■ DIRECTION
Only the lines from the start of the data below through the line that contains "const comparatorPct = [3.5, 3.1, 3.9, 3.1, 7.3];" are to be copied, exactly and without pictures.

■ DATASET EXCERPT
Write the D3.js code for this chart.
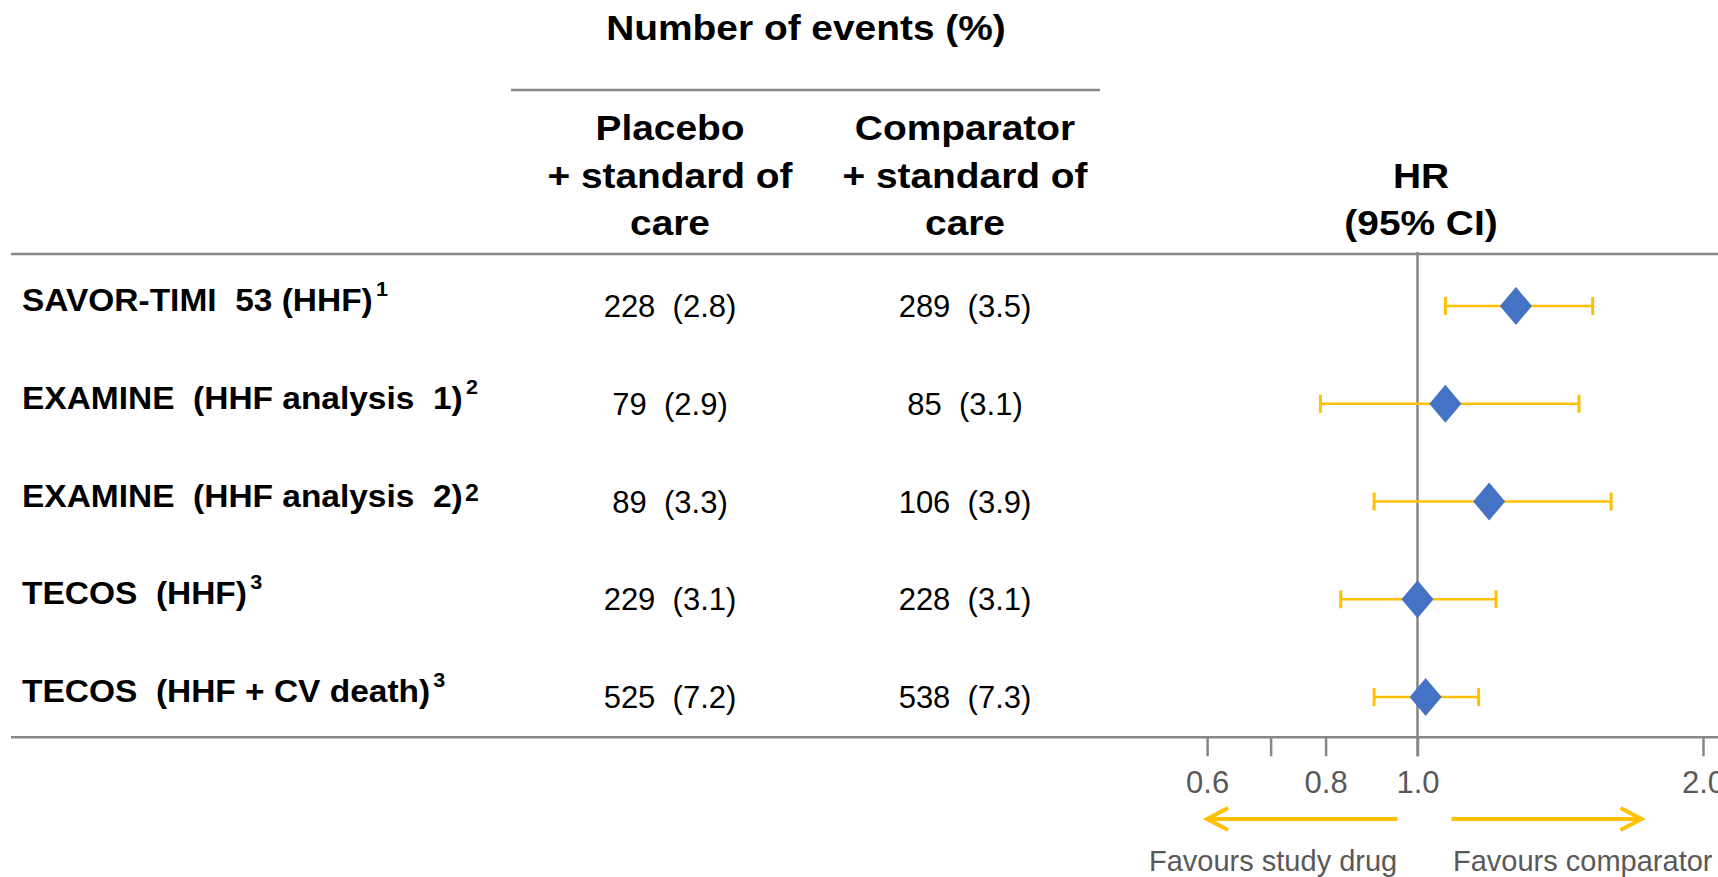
<!DOCTYPE html>
<html>
<head>
<meta charset="utf-8">
<script src="https://cdn.jsdelivr.net/npm/d3@7"></script>
<style>
  html, body { margin: 0; padding: 0; background: #ffffff; overflow: hidden; }
  svg text { white-space: pre; font-family: "Liberation Sans", Arial, sans-serif; }
</style>
</head>
<body>
<svg id="chart" width="1718" height="877"></svg>
<script>
// Trials and outcomes shown in the table
const studies = [
  "SAVOR-TIMI  53 (HHF)",
  "EXAMINE  (HHF analysis  1)",
  "EXAMINE  (HHF analysis  2)",
  "TECOS  (HHF)",
  "TECOS  (HHF + CV death)"
];
const refMarks = ["1", "2", "2", "3", "3"];

// Number of events (%) per arm
const placeboN = [228, 79, 89, 229, 525];
const placeboPct = [2.8, 2.9, 3.3, 3.1, 7.2];
const comparatorN = [289, 85, 106, 228, 538];
const comparatorPct = [3.5, 3.1, 3.9, 3.1, 7.3];

// Hazard ratios with 95% confidence intervals
const hr = [1.27, 1.07, 1.19, 1.00, 1.02];
const ciLow = [1.07, 0.79, 0.90, 0.83, 0.90];
const ciHigh = [1.53, 1.48, 1.60, 1.21, 1.16];

// HR axis ticks
const tickValues = [0.6, 0.7, 0.8, 1.0, 2.0];
const tickLabels = ["0.6", "", "0.8", "1.0", "2.0"];

const svg = d3.select("#chart");
const W = 1718;
const lineGrey = "#878787";
const textGrey = "#595959";
const gold = "#FFC000";
const blue = "#4472C4";

const tableTop = 254;
const axisY = 737.3;

const x = d3.scaleLog().domain([1, 2]).range([1417.5, 1703]);
const y = d3.scalePoint().domain(d3.range(studies.length)).range([306, 697]);

const colPlacebo = 670;
const colComparator = 965;

// ---- Column headings ----
const head = svg.append("g");
head.append("text")
  .attr("transform", `translate(806,40) scale(1.08,1)`)
  .attr("text-anchor", "middle")
  .attr("font-weight", "bold").attr("font-size", 36)
  .text("Number of events (%)");

head.append("line")
  .attr("x1", 511).attr("x2", 1100).attr("y1", 90).attr("y2", 90)
  .attr("stroke", lineGrey).attr("stroke-width", 2.5);

const headLines = [
  { cx: colPlacebo, lines: ["Placebo", "+ standard of", "care"] },
  { cx: colComparator, lines: ["Comparator", "+ standard of", "care"] },
  { cx: 1421, lines: ["", "HR", "(95% CI)"] }
];
const headBase = [140, 187.5, 235];
headLines.forEach(h => {
  h.lines.forEach((t, i) => {
    if (!t) return;
    head.append("text")
      .attr("transform", `translate(${h.cx},${headBase[i]}) scale(1.08,1)`)
      .attr("text-anchor", "middle")
      .attr("font-weight", "bold").attr("font-size", 36)
      .text(t);
  });
});

// ---- Table rules ----
svg.append("line")
  .attr("x1", 11).attr("x2", W).attr("y1", tableTop).attr("y2", tableTop)
  .attr("stroke", lineGrey).attr("stroke-width", 2.5);

// ---- Row labels ----
const labels = svg.append("g");
studies.forEach((s, i) => {
  const t = labels.append("text")
    .attr("transform", `translate(22,${y(i) + 5}) scale(1.08,1)`)
    .attr("font-weight", "bold").attr("font-size", 31)
    .text(s);
  const low = i === 2;
  t.append("tspan")
    .attr("font-size", low ? 23 : 20)
    .attr("dx", low ? 2 : 3)
    .attr("dy", low ? -6 : -15)
    .text(refMarks[i]);
});

// ---- Event counts ----
const fmt = (n, p) => `${n}  (${p.toFixed(1)})`;
const counts = svg.append("g").attr("font-size", 31).attr("text-anchor", "middle");
counts.selectAll("text.pl").data(placeboN).join("text")
  .attr("class", "pl")
  .attr("x", colPlacebo)
  .attr("y", (d, i) => y(i) + 11)
  .text((d, i) => fmt(d, placeboPct[i]));
counts.selectAll("text.cp").data(comparatorN).join("text")
  .attr("class", "cp")
  .attr("x", colComparator)
  .attr("y", (d, i) => y(i) + 11)
  .text((d, i) => fmt(d, comparatorPct[i]));

// ---- HR axis ----
const axis = d3.axisBottom(x)
  .tickValues(tickValues)
  .tickFormat((d, i) => tickLabels[i])
  .tickSize(19)
  .tickSizeOuter(0);
const axisG = svg.append("g").attr("transform", `translate(0,${axisY})`).call(axis);
axisG.select(".domain").remove();
axisG.selectAll(".tick line").attr("stroke", lineGrey).attr("stroke-width", 2.5);
axisG.selectAll(".tick text")
  .attr("y", 56).attr("dy", 0)
  .attr("fill", textGrey)
  .attr("font-size", 31)
  .attr("font-family", "Liberation Sans, Arial, sans-serif");

svg.append("line")
  .attr("x1", 11).attr("x2", W).attr("y1", axisY).attr("y2", axisY)
  .attr("stroke", lineGrey).attr("stroke-width", 2.5);

// line of no effect
svg.append("line")
  .attr("x1", x(1)).attr("x2", x(1))
  .attr("y1", tableTop - 2).attr("y2", axisY + 19)
  .attr("stroke", lineGrey).attr("stroke-width", 2.5);

// ---- Confidence intervals ----
const ci = svg.append("g").attr("stroke", gold).attr("stroke-width", 2.5);
hr.forEach((d, i) => {
  ci.append("line")
    .attr("x1", x(ciLow[i])).attr("x2", x(ciHigh[i]))
    .attr("y1", y(i)).attr("y2", y(i));
  [ciLow[i], ciHigh[i]].forEach(v => {
    ci.append("line")
      .attr("x1", x(v)).attr("x2", x(v))
      .attr("y1", y(i) - 9).attr("y2", y(i) + 9)
      .attr("stroke-width", 3);
  });
});

// ---- Point estimates ----
const hw = 16, hh = 19;
svg.append("g").selectAll("path").data(hr).join("path")
  .attr("d", (d, i) => {
    const cx = x(d), cy = y(i);
    return `M${cx},${cy - hh}L${cx + hw},${cy}L${cx},${cy + hh}L${cx - hw},${cy}Z`;
  })
  .attr("fill", blue);

// ---- Direction arrows ----
const arrowY = 819;
const arrows = svg.append("g")
  .attr("stroke", gold).attr("stroke-width", 4).attr("fill", "none")
  .attr("stroke-linecap", "butt");
const leftStart = x(1) - 20, leftTip = x(0.6);
const rightStart = x(1) + 34, rightTip = x(1) + 224;
arrows.append("line").attr("x1", leftStart).attr("x2", leftTip + 2).attr("y1", arrowY).attr("y2", arrowY);
arrows.append("path").attr("d", `M${leftTip + 21},${arrowY - 11}L${leftTip},${arrowY}L${leftTip + 21},${arrowY + 11}`);
arrows.append("line").attr("x1", rightStart).attr("x2", rightTip - 2).attr("y1", arrowY).attr("y2", arrowY);
arrows.append("path").attr("d", `M${rightTip - 21},${arrowY - 11}L${rightTip},${arrowY}L${rightTip - 21},${arrowY + 11}`);

svg.append("text")
  .attr("x", 1149).attr("y", 871)
  .attr("font-size", 29).attr("fill", textGrey)
  .text("Favours study drug");
svg.append("text")
  .attr("x", 1453).attr("y", 871)
  .attr("font-size", 29).attr("fill", textGrey)
  .text("Favours comparator");
</script>
</body>
</html>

■ RESPONSE FOR THIS EXERCISE
Write the D3.js code for this chart.
<!DOCTYPE html>
<html>
<head>
<meta charset="utf-8">
<script src="https://cdn.jsdelivr.net/npm/d3@7"></script>
<style>
  html, body { margin: 0; padding: 0; background: #ffffff; overflow: hidden; }
  svg text { white-space: pre; font-family: "Liberation Sans", Arial, sans-serif; }
</style>
</head>
<body>
<svg id="chart" width="1718" height="877"></svg>
<script>
// Trials and outcomes shown in the table
const studies = [
  "SAVOR-TIMI  53 (HHF)",
  "EXAMINE  (HHF analysis  1)",
  "EXAMINE  (HHF analysis  2)",
  "TECOS  (HHF)",
  "TECOS  (HHF + CV death)"
];
const refMarks = ["1", "2", "2", "3", "3"];

// Number of events (%) per arm
const placeboN = [228, 79, 89, 229, 525];
const placeboPct = [2.8, 2.9, 3.3, 3.1, 7.2];
const comparatorN = [289, 85, 106, 228, 538];
const comparatorPct = [3.5, 3.1, 3.9, 3.1, 7.3];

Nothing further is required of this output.